Phase ordering check¶

Dependencies: - 1 needs 0 - 2 needs 1 - 3 needs 0, 2 (composite API) - 4 needs 0 - 5 needs 4 - 6 needs 1, 4, 5 - 7 needs 1, 4 - 8 needs 4, 5 - 10 needs 2 - 11 needs everything

Critical path: 0 → 1 → 2 → 3. That delivers the rebuild target — viewer can read MPCO through the composite API. Phases 4-8 layer in recording capability after; Phase 10 + 11 close out; Phase 9 (viewer) is its own plan.

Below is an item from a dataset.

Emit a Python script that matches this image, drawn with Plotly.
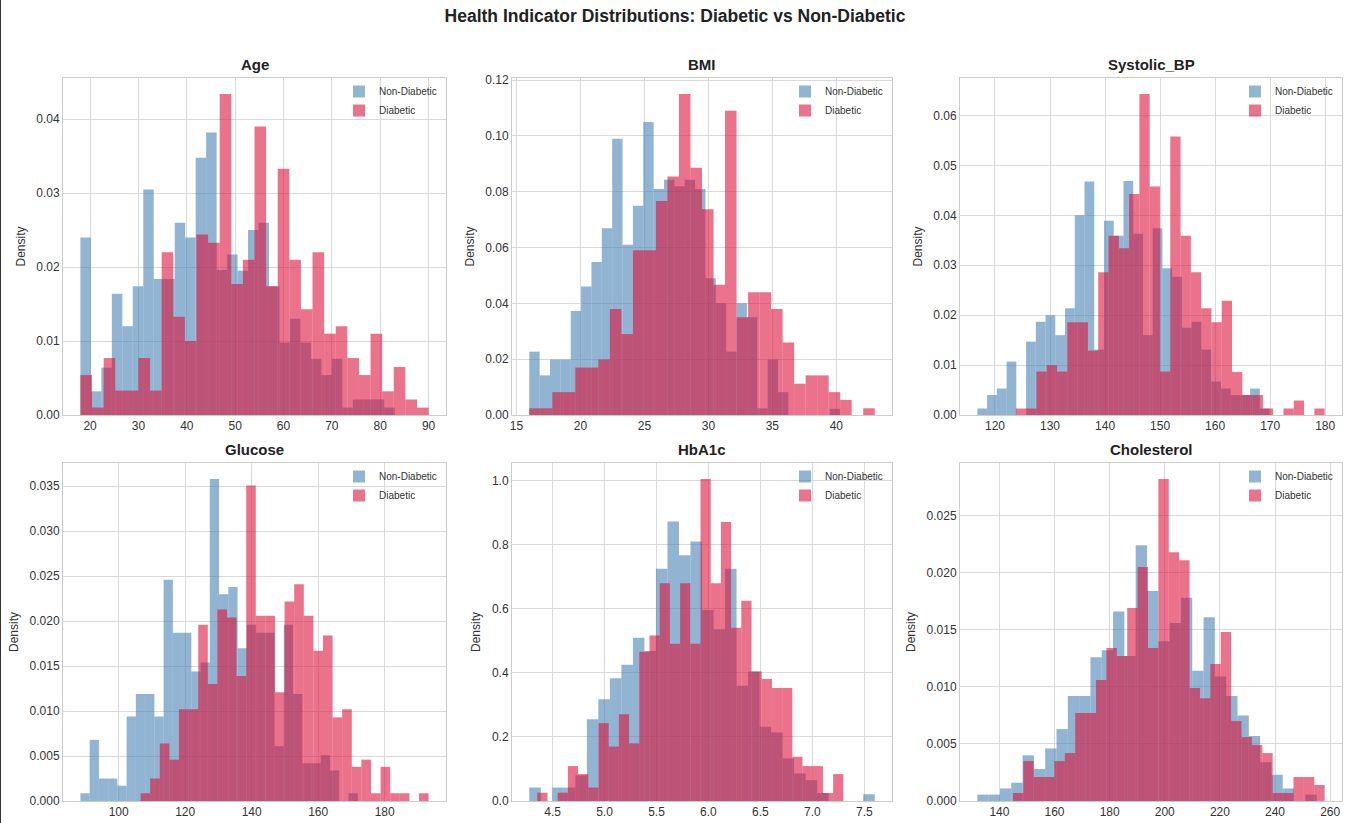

Part III — Open questions / future work¶

Items deferred from the design conversation, kept here so they don't get lost:

In-memory HDF5 escape hatch. For ephemeral scripts where "data on disk" is overkill, allow path=":memory:" or driver="core" h5py mode. Not part of v1.
Derived components. Things like von_mises_stress can either be stored (transcoder computes once) or computed lazily (reader computes from stress_xx etc. on read). Initial plan: store. Lazy computation can be added later if storage gets tight.
Multi-analysis support. A single FEMData often runs many analyses (parametric studies). We assume one Results per analysis. A higher-level container (ResultsCollection) modeled after STKO's MPCOResults may be useful — deferred.
Database backends. SQLite or DuckDB for indexing across many run.h5 files in a parametric study. Out of scope for v1.
Streaming/append for live analysis. Confirmed out of scope (post-only). If reinstated later, the writer protocol already supports append_step — readers would need a "follow tail" mode.
Pickle support. Out of scope for v1. If reinstated, would live as Results.to_pickle() / from_pickle() for STKO_to_python parity.
Viewer rebuild. The viewer is the main consumer of this system but its rebuild is a separate project. Once the Results composite API stabilises (Phases 0-3), a dedicated plan_viewer_rebuild.md will plan the viewer changes against it.